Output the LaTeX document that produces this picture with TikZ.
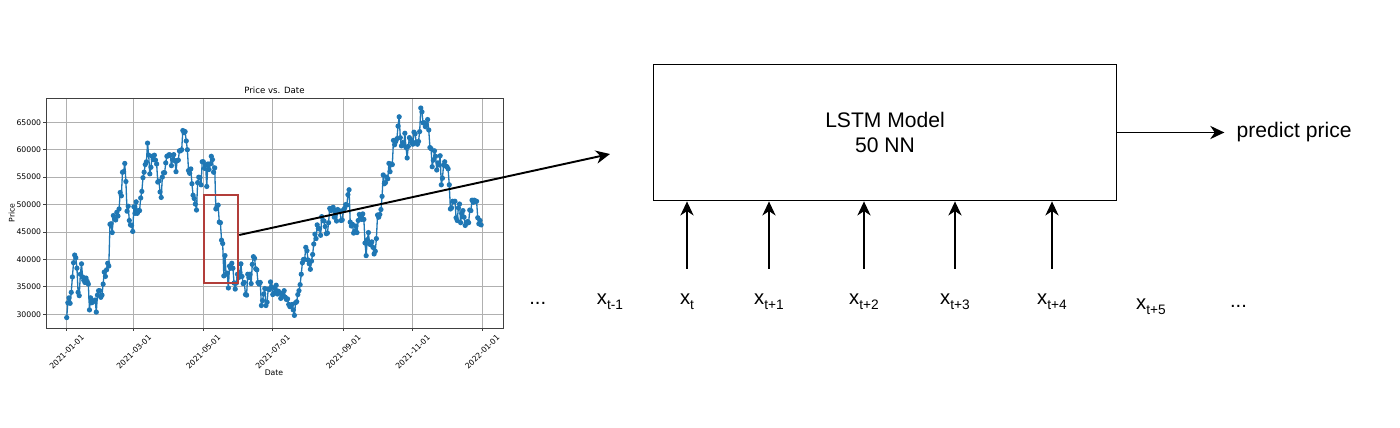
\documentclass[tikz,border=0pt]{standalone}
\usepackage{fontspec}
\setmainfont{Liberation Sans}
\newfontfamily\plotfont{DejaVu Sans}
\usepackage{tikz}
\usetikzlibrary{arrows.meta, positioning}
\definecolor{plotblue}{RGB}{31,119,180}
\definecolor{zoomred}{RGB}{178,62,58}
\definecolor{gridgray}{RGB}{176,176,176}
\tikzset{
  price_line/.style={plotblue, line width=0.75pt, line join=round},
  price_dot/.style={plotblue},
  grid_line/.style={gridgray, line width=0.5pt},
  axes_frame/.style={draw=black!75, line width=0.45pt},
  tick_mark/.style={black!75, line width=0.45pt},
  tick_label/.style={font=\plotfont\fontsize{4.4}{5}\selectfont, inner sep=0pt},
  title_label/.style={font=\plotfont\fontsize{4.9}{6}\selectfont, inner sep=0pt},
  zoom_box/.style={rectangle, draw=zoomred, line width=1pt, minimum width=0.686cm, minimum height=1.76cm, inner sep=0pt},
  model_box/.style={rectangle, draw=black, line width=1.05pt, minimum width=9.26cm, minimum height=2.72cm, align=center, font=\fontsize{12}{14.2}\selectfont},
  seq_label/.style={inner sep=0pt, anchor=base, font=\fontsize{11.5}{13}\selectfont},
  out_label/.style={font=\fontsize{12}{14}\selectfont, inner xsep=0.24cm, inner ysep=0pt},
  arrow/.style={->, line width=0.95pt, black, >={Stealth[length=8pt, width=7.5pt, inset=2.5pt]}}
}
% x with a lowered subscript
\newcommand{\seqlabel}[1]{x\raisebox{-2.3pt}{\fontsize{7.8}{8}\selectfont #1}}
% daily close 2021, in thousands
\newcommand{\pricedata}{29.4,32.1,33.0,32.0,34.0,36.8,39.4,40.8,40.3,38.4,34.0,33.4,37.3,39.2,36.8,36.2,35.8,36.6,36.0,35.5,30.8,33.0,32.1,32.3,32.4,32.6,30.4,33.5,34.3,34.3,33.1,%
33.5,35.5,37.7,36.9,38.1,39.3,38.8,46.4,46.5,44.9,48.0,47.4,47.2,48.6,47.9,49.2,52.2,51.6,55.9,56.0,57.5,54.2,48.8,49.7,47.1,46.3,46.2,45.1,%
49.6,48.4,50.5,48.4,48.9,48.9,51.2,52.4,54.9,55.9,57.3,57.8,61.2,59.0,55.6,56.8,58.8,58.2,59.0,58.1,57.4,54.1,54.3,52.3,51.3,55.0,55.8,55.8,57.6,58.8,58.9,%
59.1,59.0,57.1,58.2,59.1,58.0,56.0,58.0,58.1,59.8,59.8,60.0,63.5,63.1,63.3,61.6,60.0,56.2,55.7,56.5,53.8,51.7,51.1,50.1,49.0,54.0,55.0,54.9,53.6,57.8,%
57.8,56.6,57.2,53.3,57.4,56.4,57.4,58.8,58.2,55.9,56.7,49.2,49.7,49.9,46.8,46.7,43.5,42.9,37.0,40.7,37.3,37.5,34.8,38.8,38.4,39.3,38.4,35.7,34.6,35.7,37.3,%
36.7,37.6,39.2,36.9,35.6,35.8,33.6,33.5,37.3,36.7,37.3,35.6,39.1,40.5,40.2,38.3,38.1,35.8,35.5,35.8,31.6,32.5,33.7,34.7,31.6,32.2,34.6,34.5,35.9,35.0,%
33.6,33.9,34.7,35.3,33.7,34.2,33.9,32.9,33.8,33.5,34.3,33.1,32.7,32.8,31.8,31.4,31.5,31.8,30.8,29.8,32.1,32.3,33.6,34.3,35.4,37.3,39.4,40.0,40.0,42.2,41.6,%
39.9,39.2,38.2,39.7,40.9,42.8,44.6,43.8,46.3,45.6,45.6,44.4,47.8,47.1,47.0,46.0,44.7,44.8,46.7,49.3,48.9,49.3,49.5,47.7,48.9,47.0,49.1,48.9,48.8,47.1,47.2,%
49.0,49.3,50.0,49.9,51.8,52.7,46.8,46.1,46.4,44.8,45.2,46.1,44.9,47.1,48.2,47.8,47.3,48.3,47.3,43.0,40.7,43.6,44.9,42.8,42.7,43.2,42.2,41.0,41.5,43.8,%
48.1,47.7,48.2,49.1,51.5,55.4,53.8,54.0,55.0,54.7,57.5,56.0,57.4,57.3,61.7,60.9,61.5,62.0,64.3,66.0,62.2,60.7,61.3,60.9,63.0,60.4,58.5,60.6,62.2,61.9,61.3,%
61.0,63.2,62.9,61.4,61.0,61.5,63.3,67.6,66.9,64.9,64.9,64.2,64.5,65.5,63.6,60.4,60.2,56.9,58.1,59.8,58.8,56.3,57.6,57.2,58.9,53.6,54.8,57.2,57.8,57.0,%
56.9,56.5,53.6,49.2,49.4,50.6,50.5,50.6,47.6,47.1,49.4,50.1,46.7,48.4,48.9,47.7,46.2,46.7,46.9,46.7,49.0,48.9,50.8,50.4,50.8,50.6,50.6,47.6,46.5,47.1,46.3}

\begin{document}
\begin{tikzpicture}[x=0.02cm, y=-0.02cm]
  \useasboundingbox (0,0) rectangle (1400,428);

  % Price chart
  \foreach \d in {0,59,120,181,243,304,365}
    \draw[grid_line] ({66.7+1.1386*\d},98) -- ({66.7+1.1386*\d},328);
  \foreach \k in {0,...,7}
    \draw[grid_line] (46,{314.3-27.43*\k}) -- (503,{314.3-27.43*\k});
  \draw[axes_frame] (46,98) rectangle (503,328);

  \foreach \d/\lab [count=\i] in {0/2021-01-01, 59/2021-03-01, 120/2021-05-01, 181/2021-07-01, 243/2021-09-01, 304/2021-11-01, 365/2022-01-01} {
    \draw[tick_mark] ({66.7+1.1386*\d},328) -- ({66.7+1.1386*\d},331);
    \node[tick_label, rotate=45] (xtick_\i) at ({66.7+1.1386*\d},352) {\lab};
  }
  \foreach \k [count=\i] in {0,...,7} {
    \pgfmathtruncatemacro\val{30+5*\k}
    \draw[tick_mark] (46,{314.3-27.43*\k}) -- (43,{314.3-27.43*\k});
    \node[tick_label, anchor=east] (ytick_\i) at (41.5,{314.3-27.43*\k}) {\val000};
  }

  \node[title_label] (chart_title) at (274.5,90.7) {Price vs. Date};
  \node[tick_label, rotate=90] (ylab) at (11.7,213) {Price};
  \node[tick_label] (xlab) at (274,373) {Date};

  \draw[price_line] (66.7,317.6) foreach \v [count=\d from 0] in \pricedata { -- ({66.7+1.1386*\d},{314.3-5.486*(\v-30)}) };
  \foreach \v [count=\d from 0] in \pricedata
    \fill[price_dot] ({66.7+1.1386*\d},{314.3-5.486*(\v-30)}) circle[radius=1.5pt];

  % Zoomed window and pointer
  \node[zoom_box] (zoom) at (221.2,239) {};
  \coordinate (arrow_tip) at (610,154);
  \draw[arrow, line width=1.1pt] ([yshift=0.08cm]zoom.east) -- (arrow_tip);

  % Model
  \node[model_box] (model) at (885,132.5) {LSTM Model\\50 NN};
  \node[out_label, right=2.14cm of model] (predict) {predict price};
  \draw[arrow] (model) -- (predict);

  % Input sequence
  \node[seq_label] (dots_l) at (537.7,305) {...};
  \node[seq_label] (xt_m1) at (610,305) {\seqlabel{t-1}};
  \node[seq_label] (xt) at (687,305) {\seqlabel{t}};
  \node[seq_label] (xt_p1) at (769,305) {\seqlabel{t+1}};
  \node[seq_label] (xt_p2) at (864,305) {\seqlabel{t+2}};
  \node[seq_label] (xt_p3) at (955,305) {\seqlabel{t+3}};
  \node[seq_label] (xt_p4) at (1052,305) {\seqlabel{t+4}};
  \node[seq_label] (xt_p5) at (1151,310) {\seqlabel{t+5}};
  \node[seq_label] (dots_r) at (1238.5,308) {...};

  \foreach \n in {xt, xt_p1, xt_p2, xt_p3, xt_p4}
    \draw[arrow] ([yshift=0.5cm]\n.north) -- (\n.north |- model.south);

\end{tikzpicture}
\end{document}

————————

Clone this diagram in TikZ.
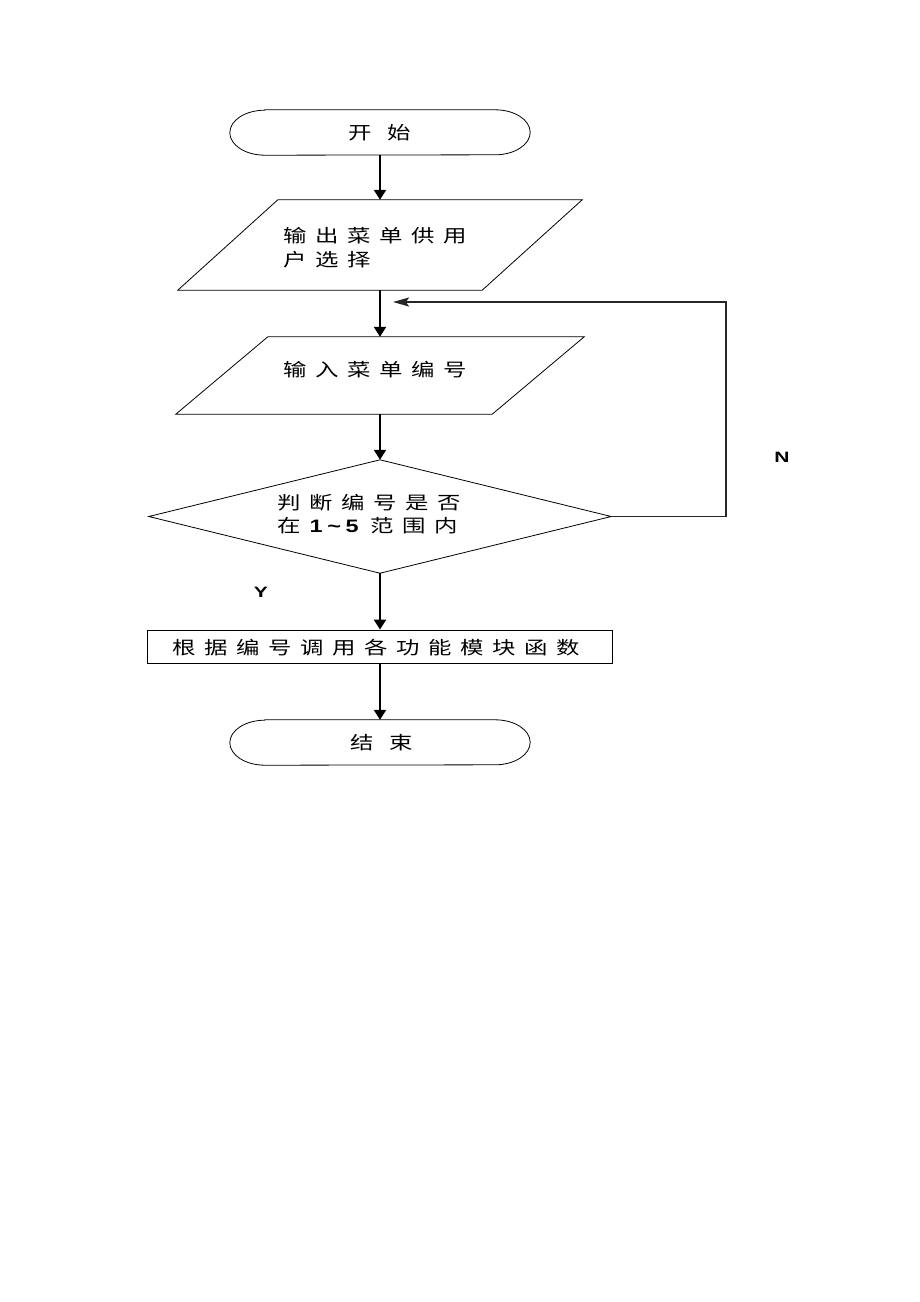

————————

Every line that holds the word "with" should be extracted.

Output the LaTeX document that produces this picture with TikZ.
% x with a lowered subscript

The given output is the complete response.